Several high-profile figures, including Harry, are bringing damages claims against Mirror Group Newspapers (MGN) over alleged unlawful information gathering at its titles.
Claims brought by four individuals, one of whom is the duke, are being heard in a seven-week trial – which began on Wednesday – as “representative” cases.
MGN, publisher of titles including The Mirror, Sunday Mirror and Sunday People, is contesting the claims, arguing some have been brought too late.
He said: “He became immediately suspicious of anyone named in stories about him and felt that he could not trust anybody, even at such a young age.
“It also caused great challenges in his relationship with his ex-girlfriend Chelsy Davy and made him fear for his and her safety.”
Zimbabwe-born Ms Davy dated Harry for around six years. The two are thought to have split in 2009.
The pair were in a long-distance relationship while the duke was training in the Army and overseas and Ms Davy was at university in South Africa.
Lawyers for MGN have said there is “no evidence, or no sufficient evidence, of voicemail interception in any of these four claims”.
Referencing Harry’s witness statement, which is yet to be made public, Mr Sherborne said that each time the duke was thought to be in a relationship, the person’s family or friends “would be ‘dragged into the chaos’ and find themselves the subject of unlawful activity on the part of MGN”.
Addressing Harry’s relationship with Ms Davy, Mr Sherborne continued: “They were never on their own, which ‘placed a huge amount of unnecessary stress and strain’ on their relationship.
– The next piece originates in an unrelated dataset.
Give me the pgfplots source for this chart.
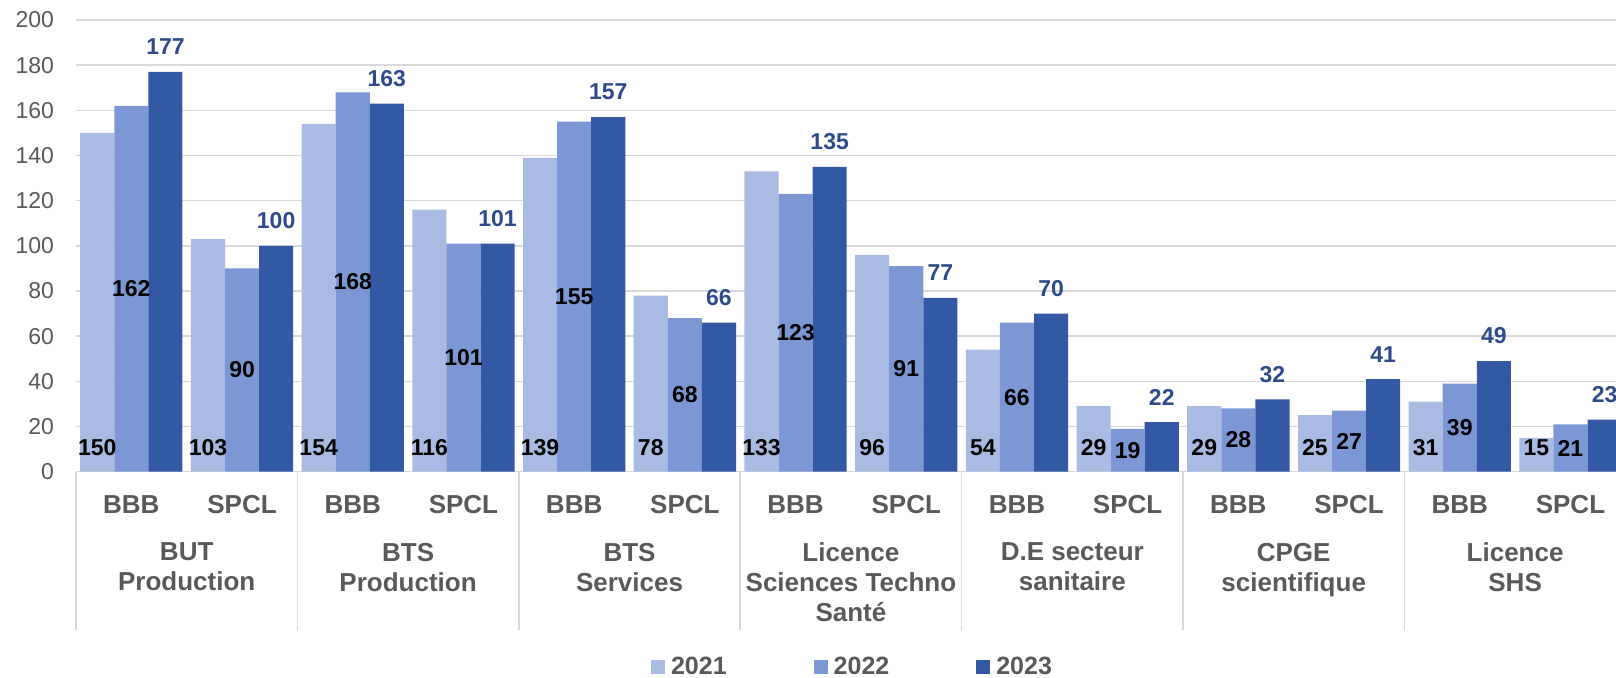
\documentclass[border=0pt]{standalone}
\usepackage{pgfplots}
\usepackage{pgfplotstable}
\pgfplotsset{compat=1.18}
\usepackage{fontspec}
\setmainfont{Liberation Sans}
\definecolor{cA}{HTML}{A9BBE3}
\definecolor{cB}{HTML}{7C98D4}
\definecolor{cC}{HTML}{3459A4}
\definecolor{cLab}{HTML}{2E4A8A}
\definecolor{cTxt}{HTML}{595959}
\definecolor{cGrid}{HTML}{D9D9D9}
\pgfplotstableread{
x a b c
0 150 162 177
1 103 90 100
2 154 168 163
3 116 101 101
4 139 155 157
5 78 68 66
6 133 123 135
7 96 91 77
8 54 66 70
9 29 19 22
10 29 28 32
11 25 27 41
12 31 39 49
13 15 21 23
}\datatable
\begin{document}
\begin{tikzpicture}
\begin{axis}[
  at={(38pt,103.15pt)}, anchor=south west,
  scale only axis, width=774.9pt, height=225.85pt,
  xmin=-0.5, xmax=13.5, ymin=0, ymax=200,
  enlargelimits=false, clip=false,
  /pgf/number format/assume math mode=true,
  axis x line*=bottom, axis y line*=left,
  y axis line style={draw=none},
  x axis line style={draw=cGrid, line width=0.75pt},
  ytick={0,20,...,200},
  ytick style={draw=none},
  major tick length=0pt,
  yticklabel style={font=\fontsize{11.5}{13}\selectfont, text=cTxt, xshift=-7.5pt},
  ymajorgrids, grid style={draw=cGrid, line width=0.75pt},
  xtick=\empty,
  legend columns=3,
  legend style={draw=none, at={(0.5004,-0.4324)}, anchor=center,
    font=\fontsize{12.5}{15}\selectfont\bfseries, text=cTxt,
    inner sep=0pt, nodes={inner sep=0pt},
    /tikz/every odd column/.append style={column sep=3pt},
    /tikz/every even column/.append style={column sep=43.5pt}},
  legend image code/.code={\fill[#1] (0pt,-3.5pt) rectangle (7pt,3.5pt);},
]
\addplot[ybar, bar width=0.308, bar shift=0pt, fill=cA, draw=none] table[x expr=\thisrow{x}-0.308, y=a]{\datatable};
\addlegendentry{2021}
\addplot[ybar, bar width=0.308, bar shift=0pt, fill=cB, draw=none] table[x=x, y=b]{\datatable};
\addlegendentry{2022}
\addplot[ybar, bar width=0.308, bar shift=0pt, fill=cC, draw=none] table[x expr=\thisrow{x}+0.308, y=c]{\datatable};
\addlegendentry{2023}
% value labels
\addplot[forget plot, draw=none, mark=none, nodes near coords, point meta=explicit,
  every node near coord/.append style={anchor=center, yshift=12pt, font=\fontsize{11.5}{13}\selectfont\bfseries, text=black}]
  table[x expr=\thisrow{x}-0.308, y expr=0, meta=a]{\datatable};
\addplot[forget plot, draw=none, mark=none, nodes near coords, point meta=explicit,
  every node near coord/.append style={anchor=center, font=\fontsize{11.5}{13}\selectfont\bfseries, text=black}]
  table[x=x, y expr=\thisrow{b}/2, meta=b]{\datatable};
\addplot[forget plot, draw=none, mark=none, nodes near coords, point meta=explicit,
  every node near coord/.append style={anchor=center, yshift=12.5pt, font=\fontsize{11.5}{13}\selectfont\bfseries, text=cLab}]
  table[x expr=\thisrow{x}+0.308, y=c, meta=c]{\datatable};
% category separators
\tikzset{sep/.style={draw=cGrid, line width=0.75pt}}
\draw[sep] (axis cs:-0.5,0) -- ([yshift=-79pt]axis cs:-0.5,0);
\draw[sep] (axis cs:1.5,0) -- ([yshift=-79pt]axis cs:1.5,0);
\draw[sep] (axis cs:3.5,0) -- ([yshift=-79pt]axis cs:3.5,0);
\draw[sep] (axis cs:5.5,0) -- ([yshift=-79pt]axis cs:5.5,0);
\draw[sep] (axis cs:7.5,0) -- ([yshift=-79pt]axis cs:7.5,0);
\draw[sep] (axis cs:9.5,0) -- ([yshift=-79pt]axis cs:9.5,0);
\draw[sep] (axis cs:11.5,0) -- ([yshift=-79pt]axis cs:11.5,0);
% sub-category labels
\tikzset{sub/.style={font=\fontsize{13}{15}\selectfont\bfseries, text=cTxt, anchor=center, yshift=-16.5pt},
  cat/.style={font=\fontsize{13}{15}\selectfont\bfseries, text=cTxt, anchor=north, align=center, inner sep=0pt, yshift=-35.5pt}}
\node[sub] at (axis cs:0,0) {BBB};
\node[sub] at (axis cs:1,0) {SPCL};
\node[sub] at (axis cs:2,0) {BBB};
\node[sub] at (axis cs:3,0) {SPCL};
\node[sub] at (axis cs:4,0) {BBB};
\node[sub] at (axis cs:5,0) {SPCL};
\node[sub] at (axis cs:6,0) {BBB};
\node[sub] at (axis cs:7,0) {SPCL};
\node[sub] at (axis cs:8,0) {BBB};
\node[sub] at (axis cs:9,0) {SPCL};
\node[sub] at (axis cs:10,0) {BBB};
\node[sub] at (axis cs:11,0) {SPCL};
\node[sub] at (axis cs:12,0) {BBB};
\node[sub] at (axis cs:13,0) {SPCL};
\node[cat] at (axis cs:0.5,0) {BUT\\Production};
\node[cat] at (axis cs:2.5,0) {BTS\\Production};
\node[cat] at (axis cs:4.5,0) {BTS\\Services};
\node[cat] at (axis cs:6.5,0) {Licence\\Sciences Techno\\Santé};
\node[cat] at (axis cs:8.5,0) {D.E secteur\\sanitaire};
\node[cat] at (axis cs:10.5,0) {CPGE\\scientifique};
\node[cat] at (axis cs:12.5,0) {Licence\\SHS};
\end{axis}
\pgfresetboundingbox
\path[use as bounding box] (0,0) rectangle (808pt,339pt);
\end{tikzpicture}
\end{document}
“Ultimately, MGN’s activities led Ms Davy to make the decision that ‘a royal life was not for her’, which was ‘incredibly upsetting’ for the Duke of Sussex at the time.
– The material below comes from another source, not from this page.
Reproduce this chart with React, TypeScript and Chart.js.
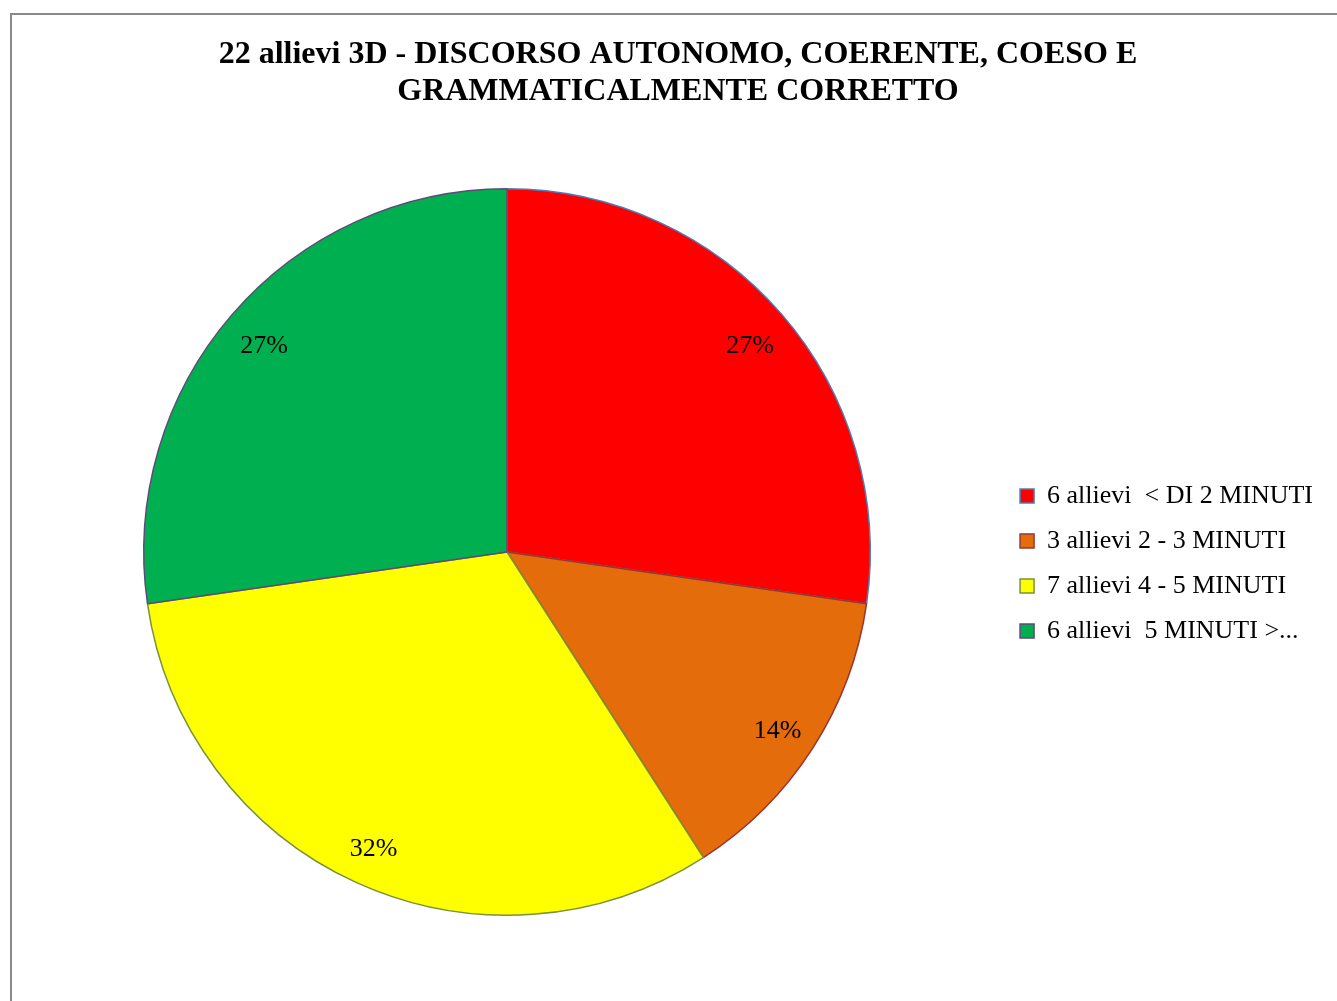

“They also caused their circle of friends to become smaller and smaller, meaning that friendships were lost entirely unnecessarily, and led to ‘huge bouts of depression and paranoia’.”
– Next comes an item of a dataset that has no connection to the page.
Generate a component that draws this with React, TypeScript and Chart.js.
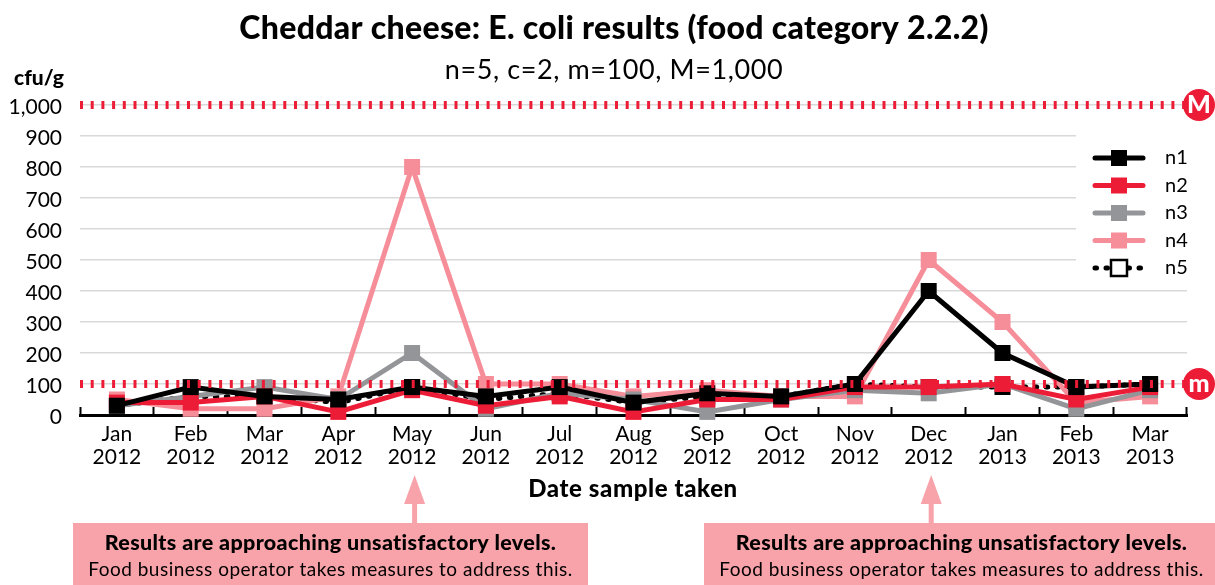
import React, { useEffect, useRef } from "react";
import { Chart, registerables } from "chart.js";

Chart.register(...registerables);

const months = ["Jan", "Feb", "Mar", "Apr", "May", "Jun", "Jul", "Aug", "Sep", "Oct", "Nov", "Dec", "Jan", "Feb", "Mar"];
const years = ["2012", "2012", "2012", "2012", "2012", "2012", "2012", "2012", "2012", "2012", "2012", "2012", "2013", "2013", "2013"];
const n1 = [30, 90, 60, 50, 90, 60, 90, 40, 70, 60, 100, 400, 200, 90, 100];
const n2 = [40, 40, 60, 10, 80, 30, 60, 10, 50, 50, 90, 90, 100, 50, 90];
const n3 = [30, 60, 90, 50, 200, 20, 70, 50, 10, 50, 80, 70, 100, 20, 80];
const n4 = [50, 20, 20, 60, 800, 100, 100, 60, 80, 60, 60, 500, 300, 40, 60];
const n5 = [30, 60, 60, 40, 90, 50, 70, 40, 60, 60, 100, 90, 90, 90, 100];
const limitM = 1000;
const limitm = 100;
const titleText = "Cheddar cheese: E. coli results (food category 2.2.2)";
const subtitleText = "n=5, c=2, m=100, M=1,000";
const yUnit = "cfu/g";
const xTitle = "Date sample taken";
const calloutBold = "Results are approaching unsatisfactory levels.";
const calloutPlain = "Food business operator takes measures to address this.";

const BLACK = "#000000";
const RED = "#ED1C36";
const GRAY = "#939598";
const PINK = "#F68E9A";
const BOX = "#F8A2A9";
const FONT = "Lato";

const series = [
  { label: "n1", data: n1, color: BLACK, order: 1 },
  { label: "n2", data: n2, color: RED, order: 2 },
  { label: "n3", data: n3, color: GRAY, order: 3 },
  { label: "n4", data: n4, color: PINK, order: 4 },
  { label: "n5", data: n5, color: BLACK, order: 5, open: true },
];

function text(ctx: any, s: string, x: number, y: number, font: string, spacing = 0, color = "#000", align: CanvasTextAlign = "center") {
  ctx.font = font;
  ctx.fillStyle = color;
  ctx.textAlign = align;
  ctx.textBaseline = "middle";
  ctx.letterSpacing = `${spacing}px`;
  ctx.fillText(s, x, y);
  ctx.letterSpacing = "0px";
}

const overlay = {
  id: "overlay",
  afterDatasetsDraw(chart: any) {
    const ctx: CanvasRenderingContext2D = chart.ctx;
    const x = chart.scales.x;
    const y = chart.scales.y;
    const chartArea = chart.chartArea;
    ctx.save();

    // legend panel
    ctx.fillStyle = "#fff";
    ctx.fillRect(1076, 130, chartArea.right - 1076 + 2, 152);
    series.forEach((s: any, i) => {
      const ly = 158 + i * 27.5;
      ctx.beginPath();
      ctx.moveTo(1095, ly);
      ctx.lineTo(1143, ly);
      ctx.strokeStyle = s.color;
      ctx.lineWidth = 5;
      ctx.lineCap = "round";
      ctx.setLineDash(s.open ? [1.5, 9.5] : []);
      ctx.stroke();
      ctx.setLineDash([]);
      ctx.lineCap = "butt";
      if (s.open) {
        ctx.fillStyle = "#fff";
        ctx.strokeStyle = BLACK;
        ctx.lineWidth = 2.5;
        ctx.fillRect(1111, ly - 8, 16, 16);
        ctx.strokeRect(1111, ly - 8, 16, 16);
      } else {
        ctx.fillStyle = s.color;
        ctx.fillRect(1111, ly - 8, 16, 16);
      }
      text(ctx, s.label, 1165, ly, `20px ${FONT}`, 0, "#000", "left");
    });

    // limit lines
    [limitM, limitm].forEach((v, i) => {
      const py = y.getPixelForValue(v);
      ctx.beginPath();
      ctx.moveTo(chartArea.left, py);
      ctx.lineTo(1190, py);
      ctx.strokeStyle = RED;
      ctx.lineWidth = 8;
      ctx.setLineDash([3, 7.7]);
      ctx.stroke();
      ctx.setLineDash([]);
      ctx.beginPath();
      ctx.arc(1199, py, 16, 0, Math.PI * 2);
      ctx.fillStyle = RED;
      ctx.fill();
      text(ctx, i === 0 ? "M" : "m", 1199, py, `900 25px ${FONT}`, 0, "#fff");
    });

    // titles
    text(ctx, titleText, 614, 29, `900 32px ${FONT}`, 0.3);
    text(ctx, subtitleText, 614, 70, `27px ${FONT}`, 0.6);
    text(ctx, yUnit, 39, 78, `900 21px ${FONT}`);
    text(ctx, xTitle, 633, 489, `900 24px ${FONT}`, 0.6);

    // callouts
    [4, 11].forEach((idx) => {
      const ax = x.getPixelForValue(idx) + 2.5;
      const cx = idx === 4 ? 330.5 : 961.5;
      ctx.fillStyle = BOX;
      ctx.fillRect(ax - 2.5, 500, 5, 25);
      ctx.beginPath();
      ctx.moveTo(ax, 475);
      ctx.lineTo(ax + 10.5, 504);
      ctx.lineTo(ax - 10.5, 504);
      ctx.closePath();
      ctx.fill();
      ctx.fillRect(cx - 257.5, 523, 515, 62);
      text(ctx, calloutBold, cx, 543, `900 21.5px ${FONT}`, 0.35);
      text(ctx, calloutPlain, cx, 570, `19px ${FONT}`, 0.5);
    });
    ctx.restore();
  },
};

export default function App() {
  const ref = useRef<HTMLCanvasElement>(null);
  useEffect(() => {
    const chart = new Chart(ref.current as HTMLCanvasElement, {
      type: "line",
      data: {
        labels: months.map((m, i) => [m, years[i]]),
        datasets: series.map((s: any) => ({
          label: s.label,
          data: s.data,
          order: s.order,
          borderColor: s.color,
          backgroundColor: s.open ? "#fff" : s.color,
          pointBackgroundColor: s.open ? "#fff" : s.color,
          pointBorderColor: s.color,
          pointBorderWidth: s.open ? 3 : 0,
          borderWidth: 5,
          borderDash: s.open ? [1.5, 9.5] : [],
          borderCapStyle: s.open ? "round" : "butt",
          borderJoinStyle: "miter",
          pointStyle: "rect",
          pointRadius: s.open ? 9.2 : 11.3,
          tension: 0,
          clip: false,
        })),
      },
      plugins: [overlay],
      options: {
        animation: false,
        responsive: false,
        layout: { padding: { left: 0, right: 28, top: 105, bottom: 0 } },
        plugins: { legend: { display: false }, title: { display: false }, tooltip: { enabled: false } },
        scales: {
          x: {
            offset: true,
            afterFit: (s: any) => { s.height = 170; },
            grid: { drawOnChartArea: false, drawTicks: true, tickLength: -8, tickColor: "#000", tickWidth: 2, offset: true },
            border: { color: "#000", width: 3 },
            ticks: { color: "#000", font: { family: FONT, size: 21, lineHeight: 1.1 }, padding: 16, maxRotation: 0, autoSkip: false },
          },
          y: {
            min: 0,
            max: 1000,
            afterFit: (s: any) => { s.width = 80; },
            grid: { color: "#D9D9D9", lineWidth: 1.5, drawTicks: false },
            border: { display: false },
            ticks: {
              stepSize: 100,
              color: "#000",
              padding: 18,
              labelOffset: 2.5,
              font: { family: FONT, size: 21 },
              callback: (v: any) => Number(v).toLocaleString("en-US"),
            },
          },
        },
      },
    } as any);
    return () => chart.destroy();
  }, []);
  return <canvas ref={ref} width={1215} height={585} style={{ position: "fixed", left: 0, top: 0, display: "block" }} />;
}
The High Court in London was later told the alleged hacking of Harry’s mobile phone posed a security risk to the royal family.
The barrister said this included missed and hung-up calls “on an almost daily basis from numbers he did not recognise”.
He said: “This unlawful activity, including in particular knowing where the Duke of Sussex was going to be at a given time and the widespread dissemination amongst MGN’s journalists of private information relating to him, posed a very real and large-scale security risk for the Duke of Sussex, his family and his associates.”
But Mr Green said part of Harry’s case includes seven calls to Ms Davy’s phone.
The barrister said in written submissions: “Six of the calls were made on the day in January 2009 that Ms Davy announced that she was no longer in a relationship with the Duke of Sussex, and this had been widely reported.
“They are likely attempts to reach her for comment about the split.”
The barrister later said in written submissions that out of 33 articles in the duke’s claim, the publisher denies 28 of them involved phone hacking or unlawful information gathering.
Mr Green said it is not admitted that there was unlawful information gathering in five articles where there is a related recorded payment.
He also said it is denied that 29 of the articles contained Harry’s private information or information that could lead to him being awarded damages.